Yep, its a living. Its also a Holy life. I don’t think I can compare with all the Talmidey Chochomim that are writing on the net these days. With thier words so inspiring, and their message so clear, my humble offering would seem trite and unnecessary. However, and I quote the back of one of my discs, we should ALL try and connect our unique voices to the Creator of the world, like the rooster in Perek Shira, who has seven songs to sing to his creator, not just one.
Thus far, I have put out 20 songs which try and express ones voice with the Creator. One such song is “G-d In a Bagel”. Each of us have a place within ourselves that has immense abilities. I mean IMMENSE ABILITIES. This is the hole in the middle of the bagel. A very tiny hole, that only exists on account of the bagel itself, which is representative of the physical world, or that which acts a barrier to get the potential.

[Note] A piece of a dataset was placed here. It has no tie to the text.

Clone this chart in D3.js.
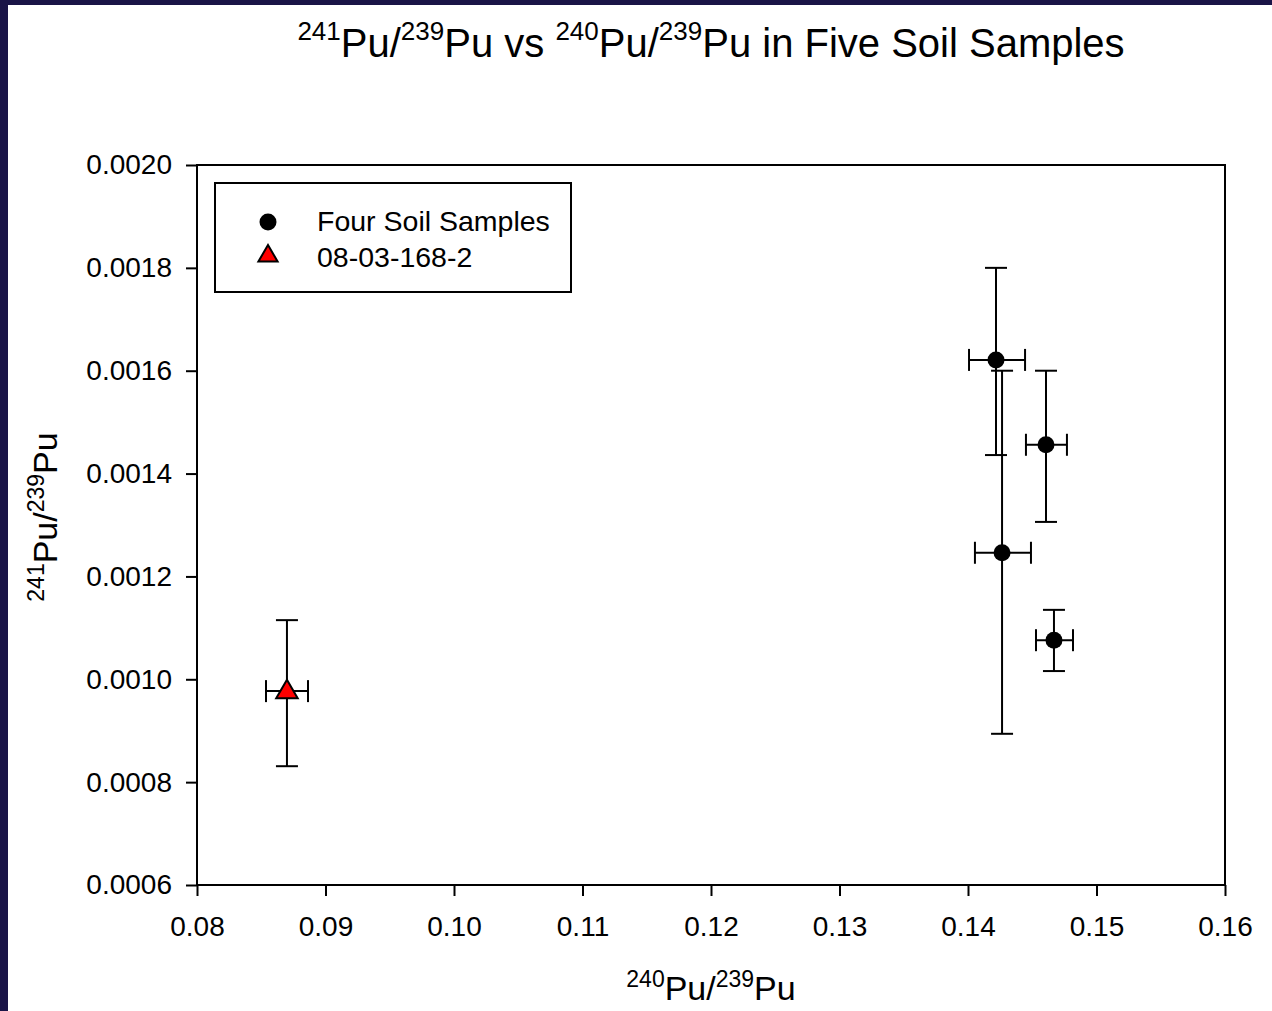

There have been countless Torahs about the body – the barrier, and the soul – the absloute potential. One such Torah is by the saintly Rabbi Moshe Chaim Luzzatto Z”L or his initials the Ramchal. It is from “Daat Tvunot” translated into English with the title “The Knowing Heart”. In it he writes:
“Know that the essence of the body is darkness, and that even if it realized its greatest potential of refinement, it will still be distinguished from the soul, that distinction consisting in this difference alone: the soul is a noble, luminous entity, emanating from the radiance of the Blessed One’s countenance, whereas the body is not so , but an entity, dark in essence, resulting from the concealment of the Blessed One’s countenance. It is susceptible of refinement, however, to the extent of its nature – to that extreme degree where very little difference is perceivable between it and the soul. But in spite of this, the soul will remain soul, insusceptible of defect, and the body, to the contrary, a thing defective by nature, but attaining the refinement afforded it” p113
In other words, we can only do so much to refine our bodies – i.e curb the desires that feed it. But our souls, ahhhh, the beautiful soul – THATS the one thing NOTHING can touch. It will always remain just that. A soul, which is pure potential.